Aside from bragging rights and the satisfaction of being trendy, there really is no significant advantage in being an early adopter. Buying a new model as soon as it hits the market, especially with electronic devices, is risky, whimsical, and impractical. Unless it has a new feature you really need, that new gadget is more expensive and probably would have annoying bugs you could’ve spared yourself from, had you waited a little longer.

Do your best to control your urge to buy every time you see those shiny new contraptions in shop windows.

If you can still call and text on your current mobile phone, and the apps are all working fine, then you don’t need that newer, supposedly faster one.

If you can still watch your favorite shows and movies on your current TV set, then you don’t need that latest one with a bazillion more pixels, which you probably won’t notice anyway.

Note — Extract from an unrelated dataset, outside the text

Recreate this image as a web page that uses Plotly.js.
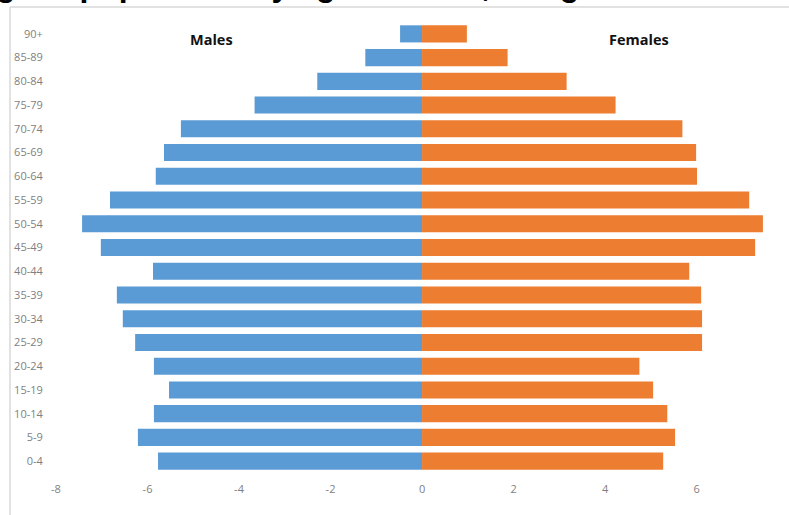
<!DOCTYPE html>
<html>
<head>
<meta charset="utf-8">
<script src="https://cdn.plot.ly/plotly-3.0.1.min.js"></script>
<style>
  html, body { margin: 0; padding: 0; background: #ffffff; }
  #chart { width: 789px; height: 515px; }
</style>
</head>
<body>
<div id="chart"></div>
<script>
const ageGroups = ["0-4","5-9","10-14","15-19","20-24","25-29","30-34","35-39","40-44","45-49",
                   "50-54","55-59","60-64","65-69","70-74","75-79","80-84","85-89","90+"];
const males   = [-5.77,-6.21,-5.86,-5.53,-5.86,-6.27,-6.54,-6.67,-5.88,-7.02,
                 -7.43,-6.82,-5.82,-5.64,-5.27,-3.66,-2.29,-1.24,-0.48];
const females = [5.27,5.53,5.36,5.05,4.75,6.12,6.12,6.10,5.84,7.28,
                 7.45,7.15,6.01,5.99,5.69,4.23,3.16,1.87,0.98];
const xTicks = [-8,-6,-4,-2,0,2,4,6,8];
const titleText = "Change in population by age and sex, Bangladesh";

const traces = [
  { type: "bar", orientation: "h", y: ageGroups, x: males, name: "Males",
    marker: { color: "#5B9BD5" }, hoverinfo: "skip" },
  { type: "bar", orientation: "h", y: ageGroups, x: females, name: "Females",
    marker: { color: "#ED7D31" }, hoverinfo: "skip" }
];

const layout = {
  width: 789, height: 515,
  margin: { l: 56, r: 0, t: 22, b: 42 },
  paper_bgcolor: "#ffffff", plot_bgcolor: "#ffffff",
  barmode: "relative", bargap: 0.28,
  showlegend: false,
  font: { family: "Open Sans, sans-serif", color: "#7f7f7f", size: 11 },
  xaxis: {
    range: [-8, 8.02], tickvals: xTicks, ticktext: xTicks.map(String),
    showgrid: false, zeroline: false, showline: false,
    ticks: "outside", ticklen: 6, tickcolor: "rgba(0,0,0,0)",
    tickfont: { family: "Open Sans, sans-serif", size: 11, color: "#7f7f7f" },
    fixedrange: true
  },
  yaxis: {
    type: "category", categoryorder: "array", categoryarray: ageGroups,
    range: [-0.5, 18.5],
    showgrid: false, zeroline: false, showline: false,
    ticks: "outside", ticklen: 10, tickcolor: "rgba(0,0,0,0)",
    tickfont: { family: "Open Sans, sans-serif", size: 11, color: "#7f7f7f" },
    fixedrange: true
  },
  shapes: [
    { type: "line", xref: "paper", yref: "paper",
      x0: (10 - 56) / 733, x1: 1.05, y0: (473 - 7) / 451, y1: (473 - 7) / 451,
      line: { color: "#d9d9d9", width: 1.5 } },
    { type: "line", xref: "paper", yref: "paper",
      x0: (10 - 56) / 733, x1: (10 - 56) / 733, y0: -0.2, y1: (473 - 7) / 451,
      line: { color: "#d9d9d9", width: 1.5 } }
  ],
  annotations: [
    { text: "<b>Males</b>", xref: "x", yref: "paper", x: -4.6, y: (473 - 39) / 451,
      xanchor: "center", yanchor: "middle", showarrow: false,
      font: { family: "Open Sans, sans-serif", size: 14.5, color: "#111111" } },
    { text: "<b>Females</b>", xref: "x", yref: "paper", x: 4.74, y: (473 - 39) / 451,
      xanchor: "center", yanchor: "middle", showarrow: false,
      font: { family: "Open Sans, sans-serif", size: 14.5, color: "#111111" } },
    { text: "<b>" + titleText + "</b>", xref: "paper", yref: "paper",
      x: (-86 - 56) / 733, y: (473 - 5) / 451, xanchor: "left", yanchor: "bottom",
      showarrow: false,
      font: { family: "Liberation Sans, Arial, sans-serif", size: 32, color: "#000000" } }
  ]
};

Plotly.newPlot("chart", traces, layout, { displayModeBar: false, staticPlot: true });
</script>
</body>
</html>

If your current car still gets you to where you need to go without any fuss, then you don’t need this year’s model, which is probably practically the same as what you have.

Replace your old things only when they get lost, have broken down, or when it already irreparably struggles to do what it needs to do for you.

Respect others.

You won’t understand why your friend collects old books when he can just read them on his computer as eBooks, the same way they won’t understand why you collect vinyl records and cassette tapes when you can just stream music off Spotify.

As mentioned, one man’s trash is another man’s treasure. We all have different tastes, hobbies, and passions. Respect the choices of others and they will respect yours. When they proudly show you what they consider as their wealth, be respectful and show appreciation like how you would like people to react when you proudly show them what you consider to be your wealth.

Wealth may traditionally mean material possessions, but you can also aim to have a wealth of experience. You can achieve this by traveling to many countries, exposing yourself to different cultures, going out of your way to meet new people, learning new skills and languages, and generally by just being adventurous and brave enough to try new things.

Wealth refers to the things money can buy, and while it’s okay to aspire for such, make sure that, along the way, you don’t lose that which money can’t buy—family, friends, health, career, integrity, reputation, and all the other intangible things that are important to you.